After Gaza, Sharon battles for Likud
Benjamin Netanyahu said Tuesday he'd challenge the prime minister for leadership of Likud.
TEL AVIV — Former Israeli Finance Minister Benjamin Netanyahu announced Tuesday that he would seek to oust Prime Minister Ariel Sharon from the premiership and as Likud leader, accusing the prime minister of caving in to terrorism by relinquishing the Gaza Strip to the Palestinians without getting anything in return.
The battle for control of the Likud - which means "unity" in Hebrew - ratchets up momentum among Israeli lawmakers to dissolve parliament and hold early elections. Opening a campaign now is likely to delay any new push for peace negotiations with the Palestinians.
The challenge from Mr. Netanyahu, who resigned from Mr.
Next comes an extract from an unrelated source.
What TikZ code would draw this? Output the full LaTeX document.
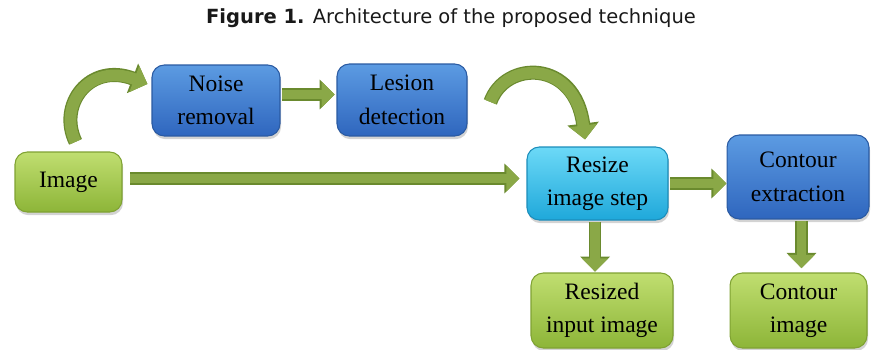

Sharon's cabinet on the eve of the withdrawal from Gaza and parts of the northern West Bank, highlights how Likud's ideological crisis over unilateral pullback threatens to tear apart the party that has run Israel's government for 20 of the past 28 years.
"The person who accepted our principles to lead the movement in the spirit of the Likud has turned his back on us," said Netanyahu, who called a press conference in Tel Aviv to make the anticipated announcement. "Ariel Sharon abandoned the principles of the Likud, and chose a different path - the path of the left."
It's the first time any sitting Israeli prime minister has faced being overthrown by a politician of the same political stripe, and analysts say it reflects how the evacuation of 25 Jewish settlements this month in the Gaza Strip and the West Bank could remake Israel's political map.
A series of polls published in Israeli newspapers showing Sharon trailing Netanyahu among Likud members has spurred speculation the prime minister will break ranks with the party that he helped establish in the mid 1970s.
Some have suggested the prime minister could join with Labor leader Shimon Peres and Yosef Lapid, the leader of the centrist Shinui party, and form a political alignment straddling the center of Israeli politics.
Others say that Sharon will be reluctant to strike out on his own, taking caution from the failed attempts by prominent Israeli politicians at setting sustainable centrist political parties.
"There needs to be a realignment, because the dominant party for the last 20 years is going through a severe identity crisis. No one who votes for Likud today knows what they're voting for," says Sam Lehman Wilzig, a professor of political science at the Bar Ilan University.
"It's as if the Republican [Party in the US] would be split between the moral majority and the more moderate pro-business wing. Here we're talking about the core salient ideological issue of Israeli politics ripping the Likud right down the middle."
Netanyahu will appeal to party hardliners who have clung to the dogma of Israel's Revisionist Zionists, a forerunner to the Likud that aspired to establish Jewish sovereignty over all the biblical land of Israel and rejected partition with the Palestinians.
Netanyahu, a former prime minister who served under Sharon first as foreign minister and then as finance minister, accused Sharon of continuing the concessions of the dovish Labor governments during the era of the Oslo peace process. He vowed that any future territorial concessions to Israel's Arab neighbors would be put to a national referendum, hinting at often voiced criticism that Sharon lacked a political mandate for the Gaza withdrawal.
To maintain his support, Sharon will probably rely on Likud pragmatists who recognize that Israel cannot rule over a rapidly growing Palestinian population in the West Bank. They say it should instead shore up control over large blocks of Jewish settlements while demanding the Palestinians rein in militants before restarting peace negotiations.
Israeli elections are scheduled to be held in November 2006, but many have predicted that Sharon's current coalition would become unglued shortly after completion of the unilateral disengagement from Gaza and the northern West Bank, forcing an early vote.
A Likud judicial body approved a move to convene the party's central committee before the end of September, a meeting which is likely to set a date for a leadership primary vote.
Meanwhile, the Labor party, the Likud's traditional rival, has yet to select a leader who would become its candidate for prime minister. Although he has lost four election campaigns, Mr. Peres is a front runner in the party for the nomination. Lawmakers from Labor said that the uncertainty means that a breakthrough in negotiations with the Palestinians is unlikely.
"For a major move to take place, you need a sense of political stability,'' said Yuli Tamir, a Labor parliament member. "The time of the election is quite unclear, and it's unclear even who will participate. It's safe to say that nothing will happen before the elections."